Take the lines of the data below from the very first through the line containing "0.166, 0.157, 0.15]" and output them exactly, pictures excluded.

>>>

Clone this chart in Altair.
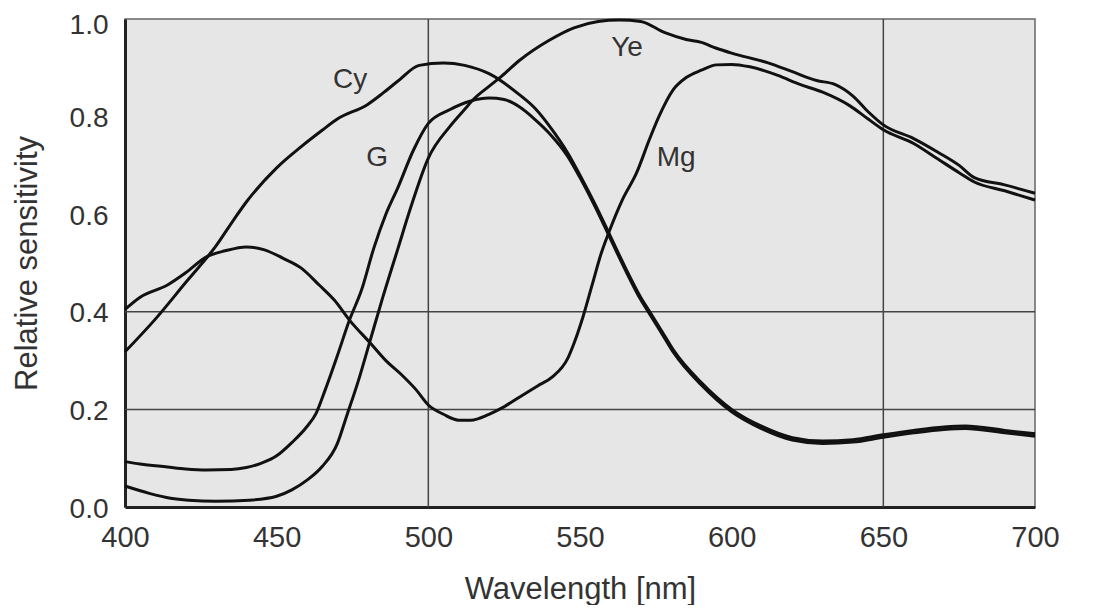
import altair as alt
import pandas as pd

# ---- data ----
cy_nm = [400, 410, 420, 430, 436, 440, 450, 458, 465, 470, 480, 485, 490, 497, 505, 512, 520, 530, 535, 540,
         546, 550, 555, 560, 565, 570, 573, 578, 581, 590, 600, 610, 620, 630, 640, 650, 660, 670, 677, 690, 700]
cy_val = [0.318, 0.385, 0.46, 0.535, 0.59, 0.625, 0.695, 0.738, 0.772, 0.795, 0.825, 0.848, 0.873, 0.905, 0.91,
          0.905, 0.888, 0.845, 0.818, 0.78, 0.725, 0.68, 0.62, 0.555, 0.49, 0.43, 0.40, 0.35, 0.32, 0.255, 0.20,
          0.165, 0.142, 0.135, 0.138, 0.148, 0.157, 0.164, 0.166, 0.157, 0.15]

g_nm = [400, 405, 414, 420, 427, 435, 440, 445, 450, 455, 460, 463, 466, 470, 474, 478, 482, 486, 490, 495, 500,
        507, 514, 520, 525, 530, 535, 540, 546, 550, 555, 560, 565, 570, 573, 578, 581, 590, 600, 610, 620, 630,
        640, 650, 660, 670, 677, 690, 700]
g_val = [0.093, 0.088, 0.082, 0.078, 0.076, 0.077, 0.081, 0.09, 0.105, 0.132, 0.165, 0.192, 0.24, 0.31, 0.383,
         0.445, 0.53, 0.60, 0.655, 0.73, 0.786, 0.814, 0.832, 0.838, 0.835, 0.82, 0.795, 0.765, 0.718, 0.675,
         0.615, 0.55, 0.485, 0.425, 0.395, 0.345, 0.315, 0.25, 0.195, 0.16, 0.137, 0.13, 0.133, 0.143, 0.152,
         0.159, 0.161, 0.152, 0.145]

ye_nm = [400, 408, 415, 421, 430, 441, 450, 455, 460, 465, 470, 473, 477, 481, 485, 490, 494, 500, 507, 512, 515,
         520, 524, 530, 540, 548, 556, 563, 570, 578, 585, 590, 595, 600, 612, 620, 628, 634, 640, 645, 650, 660,
         668, 675, 680, 690, 700]
ye_val = [0.043, 0.028, 0.018, 0.014, 0.012, 0.014, 0.022, 0.035, 0.055, 0.083, 0.13, 0.185, 0.26, 0.345, 0.43,
          0.53, 0.61, 0.715, 0.779, 0.815, 0.836, 0.862, 0.882, 0.915, 0.957, 0.982, 0.995, 0.998, 0.995, 0.972,
          0.958, 0.952, 0.94, 0.93, 0.91, 0.892, 0.874, 0.866, 0.842, 0.81, 0.783, 0.755, 0.727, 0.70, 0.675,
          0.66, 0.643]

mg_nm = [400, 405, 414, 420, 427, 433, 440, 446, 452, 458, 464, 469, 474, 481, 486, 491, 496, 500, 505, 510, 514,
         520, 524, 530, 536, 541, 546, 548, 551, 554, 557, 559.4, 564, 568.6, 573, 576, 580.7, 585, 590, 595, 600,
         606, 615, 622.5, 630, 639, 645, 650, 660, 668, 675, 680, 690, 700]
mg_val = [0.405, 0.43, 0.455, 0.48, 0.513, 0.525, 0.533, 0.527, 0.51, 0.49, 0.455, 0.424, 0.383, 0.335, 0.30,
          0.272, 0.24, 0.209, 0.19, 0.178, 0.178, 0.19, 0.202, 0.225, 0.248, 0.267, 0.305, 0.335, 0.39, 0.455,
          0.52, 0.561, 0.63, 0.684, 0.755, 0.80, 0.855, 0.88, 0.895, 0.906, 0.907, 0.902, 0.885, 0.866, 0.85,
          0.822, 0.795, 0.773, 0.745, 0.713, 0.685, 0.666, 0.648, 0.629]

label_text = ["Cy", "G", "Ye", "Mg"]
label_nm = [474.2, 483.1, 565.5, 581.7]
label_val = [0.875, 0.715, 0.94, 0.715]

x_grid = [500, 650]
y_grid = [0.2, 0.4]
x_ticks = [400, 450, 500, 550, 600, 650, 700]
y_ticks = [0.0, 0.2, 0.4, 0.6, 0.8, 1.0]

# ---- build tables ----
frames = []
for name, xs, ys in [("Cy", cy_nm, cy_val), ("G", g_nm, g_val), ("Ye", ye_nm, ye_val), ("Mg", mg_nm, mg_val)]:
    frames.append(pd.DataFrame({"nm": xs, "val": ys, "series": name}))
curves = pd.concat(frames, ignore_index=True)
labels = pd.DataFrame({"text": label_text, "nm": label_nm, "val": label_val})
xg = pd.DataFrame({"nm": x_grid})
yg = pd.DataFrame({"val": y_grid})

FONT = "Liberation Sans"
xscale = alt.Scale(domain=[400, 700], nice=False, zero=False)
yscale = alt.Scale(domain=[0, 1], nice=False)

x_axis = alt.Axis(values=x_ticks, grid=False, ticks=False, tickSize=0, labelPadding=16,
                  labelFont=FONT, labelFontSize=29, labelColor="#333",
                  title="Wavelength [nm]", titleFont=FONT, titleFontSize=31, titleFontWeight="normal",
                  titleColor="#333", titleX=455, titleY=91, titleBaseline="alphabetic", titleAlign="center",
                  domainColor="#222", domainWidth=3, labelFlush=False)
y_axis = alt.Axis(values=y_ticks, format=".1f", grid=False, ticks=False, tickSize=0, labelPadding=17,
                  labelFont=FONT, labelFontSize=28, labelColor="#333",
                  labelOffset={"condition": {"test": "datum.value >= 0.99", "value": 6}, "value": 2},
                  title="Relative sensitivity", titleFont=FONT, titleFontSize=31, titleFontWeight="normal",
                  titleColor="#333", titleX=-89, titleY=244, titleAngle=270, titleBaseline="alphabetic",
                  titleAlign="center", domainColor="#222", domainWidth=3, labelFlush=False)

vgrid = alt.Chart(xg).mark_rule(color="#444", strokeWidth=1.5).encode(
    x=alt.X("nm:Q", scale=xscale, axis=x_axis))
hgrid = alt.Chart(yg).mark_rule(color="#444", strokeWidth=1.5).encode(
    y=alt.Y("val:Q", scale=yscale, axis=y_axis))

lines = alt.Chart(curves).mark_line(color="#111", strokeWidth=3, interpolate="monotone").encode(
    x=alt.X("nm:Q", scale=xscale),
    y=alt.Y("val:Q", scale=yscale),
    detail="series:N",
)

texts = alt.Chart(labels).mark_text(font=FONT, fontSize=28, color="#333", align="center", baseline="middle").encode(
    x=alt.X("nm:Q", scale=xscale),
    y=alt.Y("val:Q", scale=yscale),
    text="text:N",
)

chart = alt.layer(vgrid, hgrid, lines, texts).properties(
    width=910, height=488,
    autosize=alt.AutoSizeParams(type="none"),
    padding={"left": 117, "top": 11, "right": 56, "bottom": 98},
    background="white",
).configure_view(fill="#e6e6e6", stroke="#666", strokeWidth=1.5)

chart.save("out.html", embed_options={"renderer": "svg", "actions": False})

<<<

Response:
Clone this chart in Altair.
import altair as alt
import pandas as pd

# ---- data ----
cy_nm = [400, 410, 420, 430, 436, 440, 450, 458, 465, 470, 480, 485, 490, 497, 505, 512, 520, 530, 535, 540,
         546, 550, 555, 560, 565, 570, 573, 578, 581, 590, 600, 610, 620, 630, 640, 650, 660, 670, 677, 690, 700]
cy_val = [0.318, 0.385, 0.46, 0.535, 0.59, 0.625, 0.695, 0.738, 0.772, 0.795, 0.825, 0.848, 0.873, 0.905, 0.91,
          0.905, 0.888, 0.845, 0.818, 0.78, 0.725, 0.68, 0.62, 0.555, 0.49, 0.43, 0.40, 0.35, 0.32, 0.255, 0.20,
          0.165, 0.142, 0.135, 0.138, 0.148, 0.157, 0.164, 0.166, 0.157, 0.15]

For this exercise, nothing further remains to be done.